Perhaps most intriguingly, Ayalon and Netanyahu worked closely on a daily basis during Netanyahu’s premiership, when the former commander of the Israeli Navy served as head of Israel’s equivalent of the FBI. Chances of future cooperation between the two are not negligible.

At any rate, Netanyahu’s recovery benefits not only from other people’s mistakes, but also from his own record this decade, which features two highlights: Opposition to Ariel Sharon’s disengagement from Gaza, and massive economic reforms as finance minister from 2003 to 2005.

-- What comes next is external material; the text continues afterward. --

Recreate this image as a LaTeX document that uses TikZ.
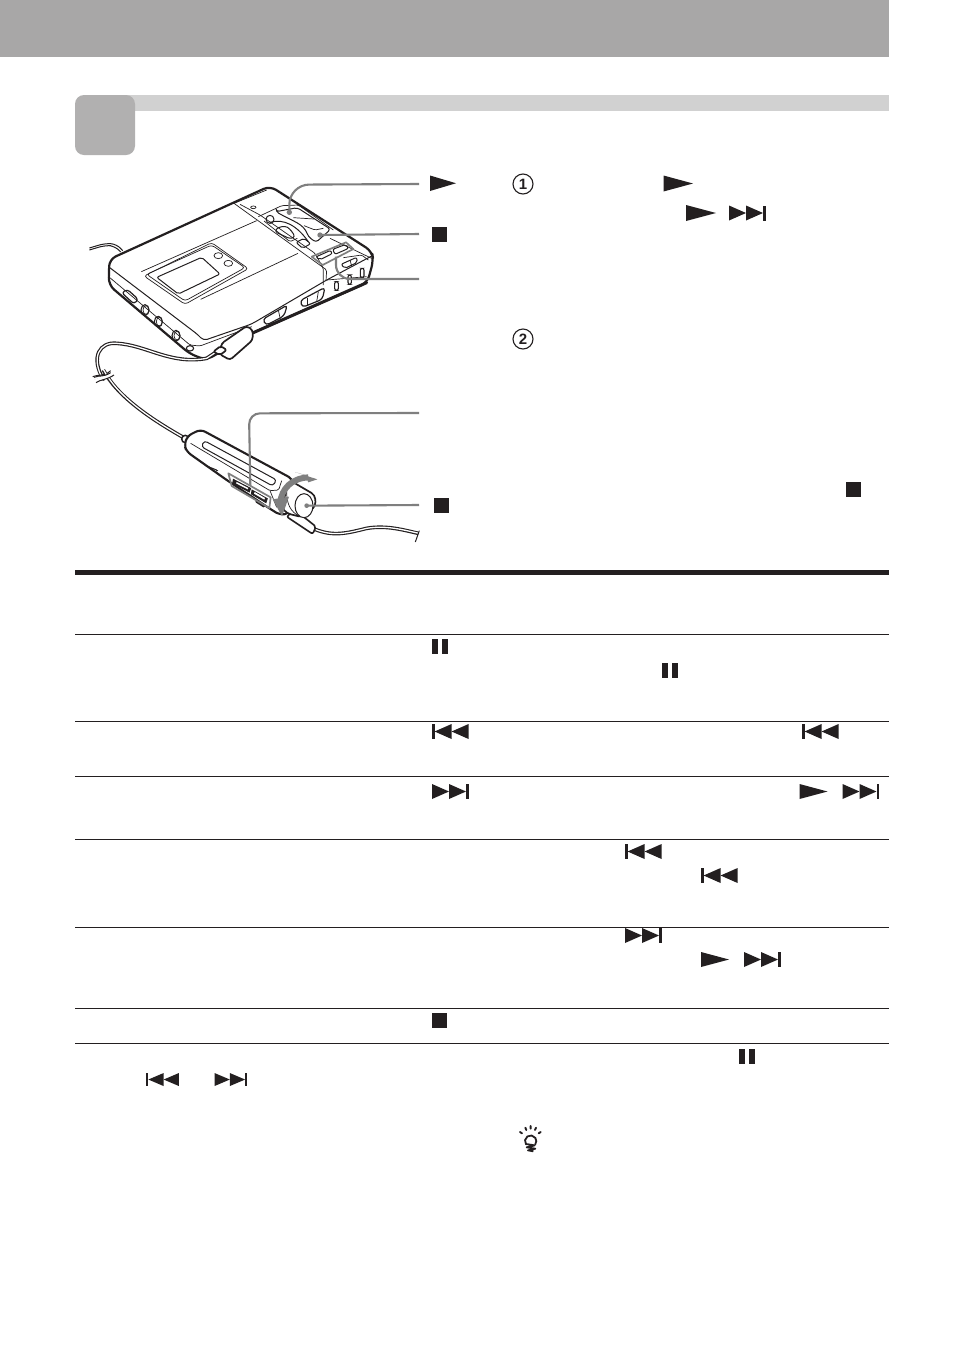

With Gaza spewing out rocket fire almost daily at communities within Israel’s internationally recognised, pre-’67 borders, Netanyahu’s insistence that disengagement would fail seems much more insightful than it did back in 2005. Moreover, Hezbollah’s subsequent shelling of northern Israel last summer has made Netanyahu’s generally pessimistic attitude toward life in the Middle East sound far more down-to-earth than its original portrayal by his adversaries.

Meanwhile, Netanyahu’s record as Sharon’s finance minister – where he brought to an end the worst recession in Israeli history and implemented sharp social-allowance cuts, tax cuts, raised the pension age, de-monopolised the seaports, capped public-sector hiring and sold such state-owned symbols as the El Al airliner, the national Oil Refineries and telecommunications giant Bezeq – is today earning him additional kudos.

With GDP growing annually at five percent, unemployment down from 11 to 7.9 percent, inflation hardly one percent, interest rates lower than America’s and the shekel at an eight-year high against the dollar, the tough reforms Netanyahu led against fierce opposition have bred results that are difficult to ignore. Moreover, they also gave Netanyahu reason to claim he is not just an effective speaker, which even his rivals never denied, but also an effective executive, which even his fans once doubted.

Netanyahu’s economic leadership will now allow him to present himself as the delivering visionary that most Israelis, according to polls, fail to see in Ehud Olmert.